Open the Door to Energy Efficiency
Jason Myrvik | Industrial Maintenance & Plant Operation
Hydraulic and bi-fold doors are one of the most convenient and necessary features on many buildings. Without them, we couldn’t quickly and easily load and unload bulk materials or have access into and out of buildings with large and oversized equipment. But with large doors, as with any opening into a structure, often comes the risk of energy losses and increased heating and cooling costs. Whether it’s a door for a new educational building or a replacement unit for an existing manufacturing facility, a door that’s built and installed with energy efficiency in mind will not only save costs but will also last longer.
When looking for a hydraulic or bi-fold door, you’ll see that most, if not all, are customized options. Even so, it’s still worth noting that this is the most critical aspect of the door selection process. Just like the windows in a house, a bi-fold or hydraulic door that’s made precisely for the opening it’s intended will be one of best lines of defense against energy loss.

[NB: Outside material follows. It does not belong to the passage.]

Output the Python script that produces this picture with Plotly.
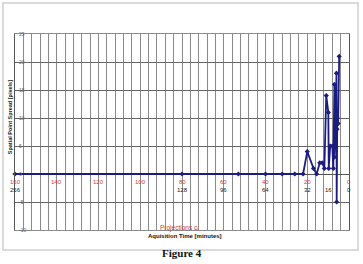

Work with a manufacturer that is thorough and works from the beginning to the end of the project, designing, building and installing the door. This ensures they understand the needs of the facility and expectations of the project. For example, if temperature fluctuations are unacceptable due to the door’s proximity to sensitive materials, a swing-open hydraulic door with a fast open and close time might be preferred over a bi-fold door.
Some door manufacturers offer variable frequency drives for their bi-fold doors that decrease the door’s open and close cycle times by as much as 30 percent. Some VFDs also convert single-phase power into three-phase power, which is more economical because it doesn’t require as much conductor material.
In addition to minimizing how long the door takes to open and close, choosing to insulate the door can also have a big impact on controlling energy loss. Take a look at the insulation options and choose an R-value, or how much the material can resist heat flow, that will be appropriate for the climate and building needs. For example, R-values of R-18 in bi-fold doors and R-22 for hydraulic units are ideal in climates with extreme temperatures. Insulation materials also vary and include white-faced blanket, board or spray foam. Blanket insulation is the least expensive and also has the lowest R-value of the three options. Spray foam, on the other hand, provides the best R-value, but costs the most. When considering windows, be sure to look for insulated glass options to maximize efficiency.
A malfunction or broken part can have a big impact on a facility’s production, especially in the dead of winter. A door that is solid, durable and built with quality components ensures optimal performance and contributes to energy efficiency day after day. Look for all-steel designs, which provide greater stability than doors made with wood and steel. Heavy-gauge steel tubing and jig-welded construction are ideal for enhancing door durability and dependability.
To expedite the installation process and minimize heating and cooling costs during replacement projects, work with a manufacturer that fabricates the door offsite and ensures materials are delivered to the site before the project. This will ensure a quick and smooth installation.
Doors are exposed to the elements every day, so it’s important to occasionally inspect them, especially before winter, to ensure energy savings year after year. Take a look at the seals and weather strip, which are the door’s only defense against air infiltration where it meets the ground and building.
Minimizing building energy loss and costs can be challenging when large building openings are needed, but knowing the ins and outs of installation and design will open the door to efficiencies and savings.